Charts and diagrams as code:
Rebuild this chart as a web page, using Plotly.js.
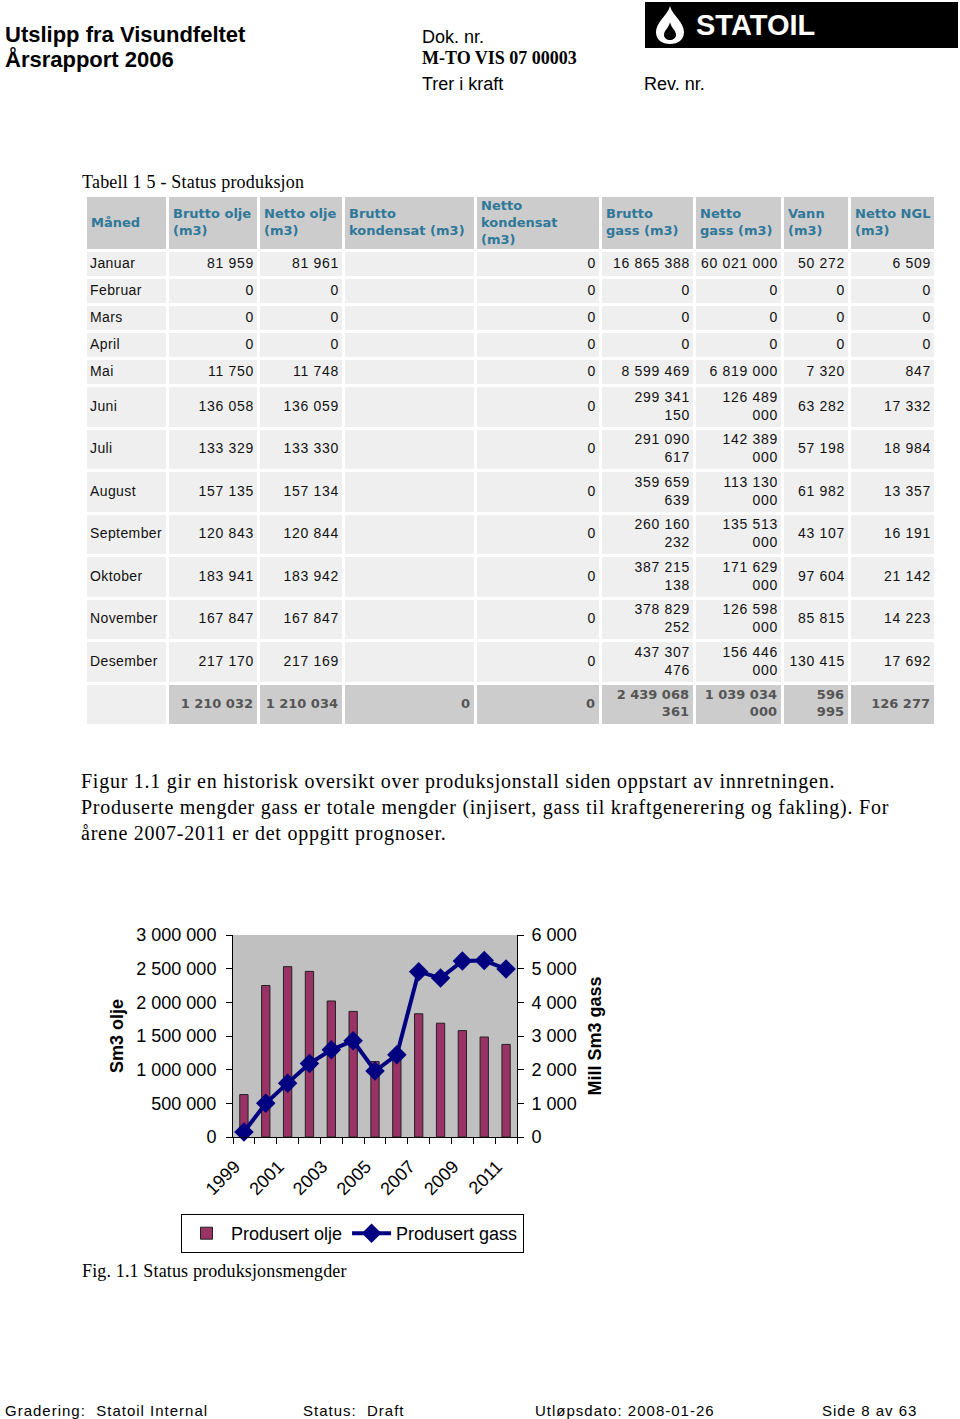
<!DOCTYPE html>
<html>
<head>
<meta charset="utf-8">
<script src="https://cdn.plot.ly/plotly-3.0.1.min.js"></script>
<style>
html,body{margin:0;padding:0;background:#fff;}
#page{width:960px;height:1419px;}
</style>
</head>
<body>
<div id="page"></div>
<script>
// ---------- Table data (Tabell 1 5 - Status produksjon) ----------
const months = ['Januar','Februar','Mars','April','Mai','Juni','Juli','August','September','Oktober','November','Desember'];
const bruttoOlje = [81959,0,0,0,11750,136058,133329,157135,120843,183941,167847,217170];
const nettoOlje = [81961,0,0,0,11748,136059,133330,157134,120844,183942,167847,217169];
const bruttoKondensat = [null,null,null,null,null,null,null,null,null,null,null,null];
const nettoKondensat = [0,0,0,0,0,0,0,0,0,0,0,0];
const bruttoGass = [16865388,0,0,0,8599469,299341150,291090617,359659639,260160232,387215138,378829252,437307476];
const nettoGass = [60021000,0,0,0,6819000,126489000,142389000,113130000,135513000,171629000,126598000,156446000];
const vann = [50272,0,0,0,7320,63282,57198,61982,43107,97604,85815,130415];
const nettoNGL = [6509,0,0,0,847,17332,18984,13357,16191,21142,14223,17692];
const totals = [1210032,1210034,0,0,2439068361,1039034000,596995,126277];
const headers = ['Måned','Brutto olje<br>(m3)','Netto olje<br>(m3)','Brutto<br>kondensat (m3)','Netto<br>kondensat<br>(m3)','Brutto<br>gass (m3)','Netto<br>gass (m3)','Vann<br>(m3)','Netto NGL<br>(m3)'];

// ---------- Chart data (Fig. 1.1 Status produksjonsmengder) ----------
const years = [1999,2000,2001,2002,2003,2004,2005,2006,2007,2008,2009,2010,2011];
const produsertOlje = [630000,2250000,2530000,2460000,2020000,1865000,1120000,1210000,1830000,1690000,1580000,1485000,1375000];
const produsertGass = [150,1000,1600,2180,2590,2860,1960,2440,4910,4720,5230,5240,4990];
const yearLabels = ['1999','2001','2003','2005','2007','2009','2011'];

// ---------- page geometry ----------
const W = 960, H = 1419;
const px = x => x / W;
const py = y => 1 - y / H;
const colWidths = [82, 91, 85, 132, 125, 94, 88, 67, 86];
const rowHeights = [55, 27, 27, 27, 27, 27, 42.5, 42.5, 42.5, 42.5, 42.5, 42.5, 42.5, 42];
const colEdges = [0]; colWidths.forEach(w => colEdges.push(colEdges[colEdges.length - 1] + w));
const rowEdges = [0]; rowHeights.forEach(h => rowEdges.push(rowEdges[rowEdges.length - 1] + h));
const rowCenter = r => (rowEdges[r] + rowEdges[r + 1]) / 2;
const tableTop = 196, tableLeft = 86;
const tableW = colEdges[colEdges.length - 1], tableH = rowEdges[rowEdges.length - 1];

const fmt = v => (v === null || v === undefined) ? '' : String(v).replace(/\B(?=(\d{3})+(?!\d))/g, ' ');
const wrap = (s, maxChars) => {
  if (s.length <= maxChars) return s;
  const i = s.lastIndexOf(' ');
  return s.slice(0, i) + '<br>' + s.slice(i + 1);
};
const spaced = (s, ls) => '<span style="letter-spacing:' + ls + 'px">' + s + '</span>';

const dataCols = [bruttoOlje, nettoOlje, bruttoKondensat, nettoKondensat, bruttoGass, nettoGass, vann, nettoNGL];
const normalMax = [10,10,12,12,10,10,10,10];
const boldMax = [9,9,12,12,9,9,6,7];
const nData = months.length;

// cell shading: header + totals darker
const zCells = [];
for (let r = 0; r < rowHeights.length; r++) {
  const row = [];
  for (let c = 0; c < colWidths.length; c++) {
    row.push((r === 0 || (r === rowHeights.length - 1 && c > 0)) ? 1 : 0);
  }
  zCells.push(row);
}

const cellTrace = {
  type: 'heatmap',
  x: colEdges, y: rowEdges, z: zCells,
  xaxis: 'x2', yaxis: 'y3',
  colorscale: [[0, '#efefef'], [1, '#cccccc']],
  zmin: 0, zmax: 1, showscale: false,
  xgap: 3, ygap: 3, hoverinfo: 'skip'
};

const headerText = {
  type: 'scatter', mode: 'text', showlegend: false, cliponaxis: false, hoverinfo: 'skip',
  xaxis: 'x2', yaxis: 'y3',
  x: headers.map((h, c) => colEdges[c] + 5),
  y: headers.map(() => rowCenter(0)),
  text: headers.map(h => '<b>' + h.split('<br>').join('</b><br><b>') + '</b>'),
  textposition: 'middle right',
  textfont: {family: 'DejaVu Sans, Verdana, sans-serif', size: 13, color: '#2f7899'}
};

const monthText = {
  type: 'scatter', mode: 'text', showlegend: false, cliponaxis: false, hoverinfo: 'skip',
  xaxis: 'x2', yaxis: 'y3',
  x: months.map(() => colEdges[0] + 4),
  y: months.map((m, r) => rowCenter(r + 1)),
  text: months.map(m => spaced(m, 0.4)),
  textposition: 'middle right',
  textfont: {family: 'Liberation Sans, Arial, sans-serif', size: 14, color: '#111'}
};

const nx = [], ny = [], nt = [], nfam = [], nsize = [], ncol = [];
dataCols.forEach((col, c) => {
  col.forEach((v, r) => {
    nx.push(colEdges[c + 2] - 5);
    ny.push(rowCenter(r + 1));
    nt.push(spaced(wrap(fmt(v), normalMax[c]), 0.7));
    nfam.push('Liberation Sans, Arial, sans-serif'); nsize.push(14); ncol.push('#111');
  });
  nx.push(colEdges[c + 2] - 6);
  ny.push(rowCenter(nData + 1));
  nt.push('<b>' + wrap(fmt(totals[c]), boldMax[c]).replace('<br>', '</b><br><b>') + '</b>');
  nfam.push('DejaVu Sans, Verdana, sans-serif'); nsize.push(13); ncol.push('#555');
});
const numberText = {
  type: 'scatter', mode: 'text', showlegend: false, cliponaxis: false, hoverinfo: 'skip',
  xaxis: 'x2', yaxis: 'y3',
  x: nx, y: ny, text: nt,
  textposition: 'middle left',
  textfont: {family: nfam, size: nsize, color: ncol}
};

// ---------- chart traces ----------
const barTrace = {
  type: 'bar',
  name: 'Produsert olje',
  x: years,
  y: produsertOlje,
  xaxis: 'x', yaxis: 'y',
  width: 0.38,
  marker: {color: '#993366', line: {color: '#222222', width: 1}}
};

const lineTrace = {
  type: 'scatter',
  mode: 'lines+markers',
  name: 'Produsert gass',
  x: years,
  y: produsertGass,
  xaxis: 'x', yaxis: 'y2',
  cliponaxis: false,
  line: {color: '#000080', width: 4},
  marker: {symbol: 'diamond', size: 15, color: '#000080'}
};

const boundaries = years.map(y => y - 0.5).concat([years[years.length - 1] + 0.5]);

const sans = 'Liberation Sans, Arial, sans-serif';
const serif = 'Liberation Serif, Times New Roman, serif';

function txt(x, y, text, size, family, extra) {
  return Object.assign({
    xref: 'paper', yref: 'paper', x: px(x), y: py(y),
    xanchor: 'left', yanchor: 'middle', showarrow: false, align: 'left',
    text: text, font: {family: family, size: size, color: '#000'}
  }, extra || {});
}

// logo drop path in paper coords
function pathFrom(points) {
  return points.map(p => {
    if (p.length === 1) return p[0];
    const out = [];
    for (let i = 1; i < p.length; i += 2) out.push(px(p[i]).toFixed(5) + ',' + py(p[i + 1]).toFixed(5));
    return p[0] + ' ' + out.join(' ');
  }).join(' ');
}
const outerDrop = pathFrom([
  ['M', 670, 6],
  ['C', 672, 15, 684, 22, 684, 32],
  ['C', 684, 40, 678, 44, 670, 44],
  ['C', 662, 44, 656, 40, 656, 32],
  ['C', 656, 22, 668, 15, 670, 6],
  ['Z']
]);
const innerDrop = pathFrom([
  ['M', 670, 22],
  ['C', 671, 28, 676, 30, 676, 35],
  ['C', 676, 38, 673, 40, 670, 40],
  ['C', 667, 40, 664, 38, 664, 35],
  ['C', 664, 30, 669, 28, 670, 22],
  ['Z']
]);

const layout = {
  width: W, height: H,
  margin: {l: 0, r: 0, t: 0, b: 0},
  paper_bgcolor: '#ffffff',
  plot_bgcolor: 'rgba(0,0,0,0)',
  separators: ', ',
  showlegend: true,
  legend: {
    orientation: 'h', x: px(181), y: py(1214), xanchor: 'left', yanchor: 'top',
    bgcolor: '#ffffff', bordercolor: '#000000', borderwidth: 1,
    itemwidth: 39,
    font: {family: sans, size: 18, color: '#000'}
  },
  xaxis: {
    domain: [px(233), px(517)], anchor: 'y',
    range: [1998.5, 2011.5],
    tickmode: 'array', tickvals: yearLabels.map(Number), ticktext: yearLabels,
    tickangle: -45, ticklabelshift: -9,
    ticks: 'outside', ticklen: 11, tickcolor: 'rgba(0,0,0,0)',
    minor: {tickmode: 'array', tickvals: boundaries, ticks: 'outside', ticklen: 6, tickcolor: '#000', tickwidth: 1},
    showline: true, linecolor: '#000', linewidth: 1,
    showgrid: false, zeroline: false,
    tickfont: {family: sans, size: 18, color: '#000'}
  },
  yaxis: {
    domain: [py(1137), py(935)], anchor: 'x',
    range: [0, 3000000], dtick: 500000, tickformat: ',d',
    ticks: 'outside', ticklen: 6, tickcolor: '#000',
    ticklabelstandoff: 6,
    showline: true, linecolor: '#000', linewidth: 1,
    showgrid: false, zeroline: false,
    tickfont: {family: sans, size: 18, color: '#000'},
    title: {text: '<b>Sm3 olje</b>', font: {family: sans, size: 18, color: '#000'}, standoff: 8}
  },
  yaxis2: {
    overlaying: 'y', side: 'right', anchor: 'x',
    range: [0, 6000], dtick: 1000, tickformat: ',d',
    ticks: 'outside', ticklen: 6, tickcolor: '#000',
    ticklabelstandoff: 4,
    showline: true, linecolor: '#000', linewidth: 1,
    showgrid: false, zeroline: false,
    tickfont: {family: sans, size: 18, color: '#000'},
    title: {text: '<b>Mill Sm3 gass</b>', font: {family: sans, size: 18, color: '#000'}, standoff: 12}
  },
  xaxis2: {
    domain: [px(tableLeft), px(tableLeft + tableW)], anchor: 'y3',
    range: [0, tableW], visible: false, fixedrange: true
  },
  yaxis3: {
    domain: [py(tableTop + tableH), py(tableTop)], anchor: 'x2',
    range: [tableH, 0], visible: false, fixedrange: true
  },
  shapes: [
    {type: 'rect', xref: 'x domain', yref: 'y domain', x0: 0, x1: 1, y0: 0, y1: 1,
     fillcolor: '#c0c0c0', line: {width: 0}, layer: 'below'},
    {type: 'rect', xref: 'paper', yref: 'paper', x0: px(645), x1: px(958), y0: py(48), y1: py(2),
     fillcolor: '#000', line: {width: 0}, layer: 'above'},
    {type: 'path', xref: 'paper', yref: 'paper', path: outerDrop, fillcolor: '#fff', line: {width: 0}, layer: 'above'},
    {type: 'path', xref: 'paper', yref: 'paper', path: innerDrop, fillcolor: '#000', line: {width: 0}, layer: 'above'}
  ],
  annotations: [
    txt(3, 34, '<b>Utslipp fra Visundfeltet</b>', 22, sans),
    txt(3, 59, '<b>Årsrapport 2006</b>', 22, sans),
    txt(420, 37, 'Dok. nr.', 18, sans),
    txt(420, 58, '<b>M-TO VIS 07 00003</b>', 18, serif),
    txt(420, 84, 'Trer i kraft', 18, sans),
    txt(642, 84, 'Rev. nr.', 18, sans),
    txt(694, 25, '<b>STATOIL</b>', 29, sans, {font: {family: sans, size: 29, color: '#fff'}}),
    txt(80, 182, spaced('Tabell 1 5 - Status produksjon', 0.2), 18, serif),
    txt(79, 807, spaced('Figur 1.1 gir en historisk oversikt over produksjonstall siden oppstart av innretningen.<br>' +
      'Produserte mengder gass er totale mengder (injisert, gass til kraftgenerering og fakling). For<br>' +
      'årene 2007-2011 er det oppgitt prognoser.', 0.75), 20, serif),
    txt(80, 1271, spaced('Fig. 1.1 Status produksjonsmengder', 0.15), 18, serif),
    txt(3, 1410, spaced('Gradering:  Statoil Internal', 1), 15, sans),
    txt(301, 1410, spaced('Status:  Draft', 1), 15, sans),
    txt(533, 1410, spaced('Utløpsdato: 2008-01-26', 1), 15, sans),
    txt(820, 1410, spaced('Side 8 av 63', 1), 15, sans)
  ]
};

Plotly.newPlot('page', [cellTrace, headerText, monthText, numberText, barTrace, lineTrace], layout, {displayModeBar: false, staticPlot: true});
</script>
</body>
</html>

--

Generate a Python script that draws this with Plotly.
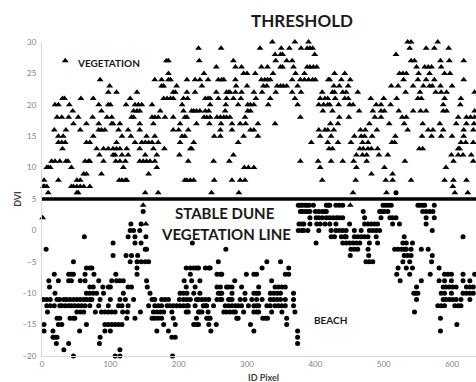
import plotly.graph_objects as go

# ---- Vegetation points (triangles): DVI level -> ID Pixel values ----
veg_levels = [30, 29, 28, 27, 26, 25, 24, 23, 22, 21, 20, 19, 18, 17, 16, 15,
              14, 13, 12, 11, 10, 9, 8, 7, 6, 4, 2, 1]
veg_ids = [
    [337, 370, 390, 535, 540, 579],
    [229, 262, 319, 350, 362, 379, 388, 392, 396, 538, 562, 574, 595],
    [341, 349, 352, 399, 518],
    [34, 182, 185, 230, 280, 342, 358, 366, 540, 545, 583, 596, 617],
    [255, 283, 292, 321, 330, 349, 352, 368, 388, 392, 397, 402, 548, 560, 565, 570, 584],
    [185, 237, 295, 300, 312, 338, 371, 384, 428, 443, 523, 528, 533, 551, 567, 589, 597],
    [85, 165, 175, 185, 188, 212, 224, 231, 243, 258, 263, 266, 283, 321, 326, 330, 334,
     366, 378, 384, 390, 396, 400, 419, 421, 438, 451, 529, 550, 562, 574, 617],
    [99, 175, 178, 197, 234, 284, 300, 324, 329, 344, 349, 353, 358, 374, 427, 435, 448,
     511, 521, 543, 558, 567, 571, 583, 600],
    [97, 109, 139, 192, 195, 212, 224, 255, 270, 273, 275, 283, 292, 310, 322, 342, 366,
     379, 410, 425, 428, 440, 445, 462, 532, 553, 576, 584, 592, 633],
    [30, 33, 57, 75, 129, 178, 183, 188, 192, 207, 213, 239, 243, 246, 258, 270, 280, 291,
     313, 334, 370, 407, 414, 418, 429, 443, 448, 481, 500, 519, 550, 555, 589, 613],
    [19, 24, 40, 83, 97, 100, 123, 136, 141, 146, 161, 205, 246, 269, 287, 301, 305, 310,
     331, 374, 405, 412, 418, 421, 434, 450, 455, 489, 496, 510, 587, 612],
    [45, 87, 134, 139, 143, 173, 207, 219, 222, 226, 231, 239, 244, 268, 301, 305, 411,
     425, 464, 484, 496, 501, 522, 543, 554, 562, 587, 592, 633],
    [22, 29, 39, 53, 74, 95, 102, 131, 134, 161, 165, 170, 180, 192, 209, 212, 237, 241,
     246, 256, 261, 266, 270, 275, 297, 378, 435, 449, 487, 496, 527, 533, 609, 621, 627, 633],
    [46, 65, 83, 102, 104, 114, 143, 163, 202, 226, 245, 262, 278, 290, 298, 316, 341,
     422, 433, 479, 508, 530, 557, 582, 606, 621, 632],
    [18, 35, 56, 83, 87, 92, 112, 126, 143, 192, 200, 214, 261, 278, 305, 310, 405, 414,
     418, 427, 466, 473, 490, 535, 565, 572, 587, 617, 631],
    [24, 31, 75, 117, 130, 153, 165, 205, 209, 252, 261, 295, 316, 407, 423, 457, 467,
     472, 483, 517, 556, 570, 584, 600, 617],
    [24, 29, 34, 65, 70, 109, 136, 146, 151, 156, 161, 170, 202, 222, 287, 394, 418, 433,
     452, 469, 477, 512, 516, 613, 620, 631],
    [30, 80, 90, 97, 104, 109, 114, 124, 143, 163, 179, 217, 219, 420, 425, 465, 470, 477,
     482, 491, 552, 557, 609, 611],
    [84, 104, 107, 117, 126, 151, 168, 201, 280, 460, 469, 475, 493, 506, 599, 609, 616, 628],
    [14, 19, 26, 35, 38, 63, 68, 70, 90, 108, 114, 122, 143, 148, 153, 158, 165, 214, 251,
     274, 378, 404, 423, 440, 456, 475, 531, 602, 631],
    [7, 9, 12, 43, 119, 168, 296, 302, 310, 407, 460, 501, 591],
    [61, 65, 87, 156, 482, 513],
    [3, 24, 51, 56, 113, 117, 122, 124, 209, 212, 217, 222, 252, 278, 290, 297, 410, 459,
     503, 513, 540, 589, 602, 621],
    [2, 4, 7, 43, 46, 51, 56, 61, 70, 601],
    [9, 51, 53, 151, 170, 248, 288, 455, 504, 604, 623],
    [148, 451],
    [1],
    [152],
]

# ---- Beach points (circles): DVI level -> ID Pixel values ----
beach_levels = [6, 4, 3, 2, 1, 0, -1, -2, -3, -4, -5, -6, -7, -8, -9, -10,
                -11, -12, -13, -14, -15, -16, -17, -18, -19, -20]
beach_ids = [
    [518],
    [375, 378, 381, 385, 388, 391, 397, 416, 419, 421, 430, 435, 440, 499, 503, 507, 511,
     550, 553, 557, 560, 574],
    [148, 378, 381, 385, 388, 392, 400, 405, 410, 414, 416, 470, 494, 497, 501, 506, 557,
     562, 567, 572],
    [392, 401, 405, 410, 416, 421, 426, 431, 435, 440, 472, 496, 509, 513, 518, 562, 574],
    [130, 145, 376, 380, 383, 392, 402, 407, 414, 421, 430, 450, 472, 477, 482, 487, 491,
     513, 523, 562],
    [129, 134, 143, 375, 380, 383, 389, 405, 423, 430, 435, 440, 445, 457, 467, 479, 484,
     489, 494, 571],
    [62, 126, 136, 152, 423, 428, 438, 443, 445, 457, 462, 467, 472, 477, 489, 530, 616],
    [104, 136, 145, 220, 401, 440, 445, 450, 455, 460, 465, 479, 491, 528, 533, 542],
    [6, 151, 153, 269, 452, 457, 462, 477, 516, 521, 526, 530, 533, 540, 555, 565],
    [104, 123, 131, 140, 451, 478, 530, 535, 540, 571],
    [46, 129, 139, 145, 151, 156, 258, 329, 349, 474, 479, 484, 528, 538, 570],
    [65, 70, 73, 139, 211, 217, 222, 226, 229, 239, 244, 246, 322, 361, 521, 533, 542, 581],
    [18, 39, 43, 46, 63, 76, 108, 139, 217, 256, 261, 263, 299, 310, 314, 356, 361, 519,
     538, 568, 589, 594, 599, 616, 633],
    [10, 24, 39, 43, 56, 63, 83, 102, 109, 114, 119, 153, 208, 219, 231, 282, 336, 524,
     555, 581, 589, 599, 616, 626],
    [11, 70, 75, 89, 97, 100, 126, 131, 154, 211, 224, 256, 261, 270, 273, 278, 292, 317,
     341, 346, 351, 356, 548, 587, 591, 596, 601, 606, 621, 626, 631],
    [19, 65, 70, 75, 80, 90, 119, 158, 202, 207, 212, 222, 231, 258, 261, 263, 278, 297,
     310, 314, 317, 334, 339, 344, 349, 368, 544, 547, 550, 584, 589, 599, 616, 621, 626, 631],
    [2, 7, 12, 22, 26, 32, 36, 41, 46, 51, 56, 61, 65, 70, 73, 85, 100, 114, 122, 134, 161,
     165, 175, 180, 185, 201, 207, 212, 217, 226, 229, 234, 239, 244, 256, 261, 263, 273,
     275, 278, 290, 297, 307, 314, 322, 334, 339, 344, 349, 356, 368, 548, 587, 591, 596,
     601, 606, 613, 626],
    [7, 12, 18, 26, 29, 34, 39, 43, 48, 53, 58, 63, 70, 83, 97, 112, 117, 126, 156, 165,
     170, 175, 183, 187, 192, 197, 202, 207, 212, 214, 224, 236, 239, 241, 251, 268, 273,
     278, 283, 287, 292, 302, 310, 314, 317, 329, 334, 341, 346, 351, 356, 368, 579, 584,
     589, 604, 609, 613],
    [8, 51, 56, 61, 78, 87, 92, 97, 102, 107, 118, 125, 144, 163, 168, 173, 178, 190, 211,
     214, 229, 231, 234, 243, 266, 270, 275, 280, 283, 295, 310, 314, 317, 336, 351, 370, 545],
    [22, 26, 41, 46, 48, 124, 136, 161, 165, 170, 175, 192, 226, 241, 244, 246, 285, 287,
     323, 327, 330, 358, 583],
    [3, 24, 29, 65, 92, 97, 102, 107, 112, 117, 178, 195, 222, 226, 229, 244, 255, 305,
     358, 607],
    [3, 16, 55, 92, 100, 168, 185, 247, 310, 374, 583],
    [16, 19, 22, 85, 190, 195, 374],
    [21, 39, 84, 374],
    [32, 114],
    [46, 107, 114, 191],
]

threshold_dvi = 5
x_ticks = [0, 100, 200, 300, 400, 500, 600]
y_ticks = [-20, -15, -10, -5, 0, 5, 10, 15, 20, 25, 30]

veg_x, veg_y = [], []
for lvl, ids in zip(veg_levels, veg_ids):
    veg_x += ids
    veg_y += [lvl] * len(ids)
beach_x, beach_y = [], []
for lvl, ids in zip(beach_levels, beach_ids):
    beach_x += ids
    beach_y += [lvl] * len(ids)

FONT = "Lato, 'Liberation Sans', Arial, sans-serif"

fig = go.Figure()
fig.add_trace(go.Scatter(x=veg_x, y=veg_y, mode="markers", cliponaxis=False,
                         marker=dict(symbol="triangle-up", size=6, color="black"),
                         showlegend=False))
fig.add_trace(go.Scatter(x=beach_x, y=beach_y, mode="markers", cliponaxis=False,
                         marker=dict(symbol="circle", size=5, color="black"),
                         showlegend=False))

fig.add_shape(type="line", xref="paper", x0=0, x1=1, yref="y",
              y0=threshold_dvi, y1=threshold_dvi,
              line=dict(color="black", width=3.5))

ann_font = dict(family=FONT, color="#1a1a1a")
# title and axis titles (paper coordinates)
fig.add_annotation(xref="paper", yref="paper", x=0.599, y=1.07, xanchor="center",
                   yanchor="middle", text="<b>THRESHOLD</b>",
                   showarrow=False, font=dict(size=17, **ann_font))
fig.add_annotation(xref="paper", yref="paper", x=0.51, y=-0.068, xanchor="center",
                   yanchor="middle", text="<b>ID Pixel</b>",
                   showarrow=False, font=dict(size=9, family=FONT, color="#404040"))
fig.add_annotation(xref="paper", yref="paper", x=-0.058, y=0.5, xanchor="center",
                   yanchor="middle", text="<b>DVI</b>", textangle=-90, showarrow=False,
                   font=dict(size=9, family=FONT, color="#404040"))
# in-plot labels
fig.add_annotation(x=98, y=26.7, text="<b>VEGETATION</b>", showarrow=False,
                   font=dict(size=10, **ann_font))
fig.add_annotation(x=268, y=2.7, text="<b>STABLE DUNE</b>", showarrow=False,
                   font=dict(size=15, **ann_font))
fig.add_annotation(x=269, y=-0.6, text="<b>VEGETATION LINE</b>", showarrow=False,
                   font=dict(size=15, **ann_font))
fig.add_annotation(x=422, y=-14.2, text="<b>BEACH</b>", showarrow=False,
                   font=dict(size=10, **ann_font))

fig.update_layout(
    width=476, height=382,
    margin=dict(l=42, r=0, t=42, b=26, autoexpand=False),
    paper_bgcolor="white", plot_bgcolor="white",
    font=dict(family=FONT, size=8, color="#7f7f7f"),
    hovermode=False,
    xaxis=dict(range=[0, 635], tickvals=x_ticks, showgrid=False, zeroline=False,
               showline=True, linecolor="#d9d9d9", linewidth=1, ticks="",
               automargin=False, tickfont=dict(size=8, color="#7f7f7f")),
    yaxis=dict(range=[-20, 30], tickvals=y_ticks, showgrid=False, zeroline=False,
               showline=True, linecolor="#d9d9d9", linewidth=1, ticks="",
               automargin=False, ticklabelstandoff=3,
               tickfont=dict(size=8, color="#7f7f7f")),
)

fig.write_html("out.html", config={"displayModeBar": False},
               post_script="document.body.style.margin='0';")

▸ **Instructions to follow**:
Transcribe the lines between the one holding "Generate a Python" and the one holding "import plotly.graph_objects as go", inclusive, and leave out any pictures.

▸ **The output**:
Generate a Python script that draws this with Plotly.
import plotly.graph_objects as go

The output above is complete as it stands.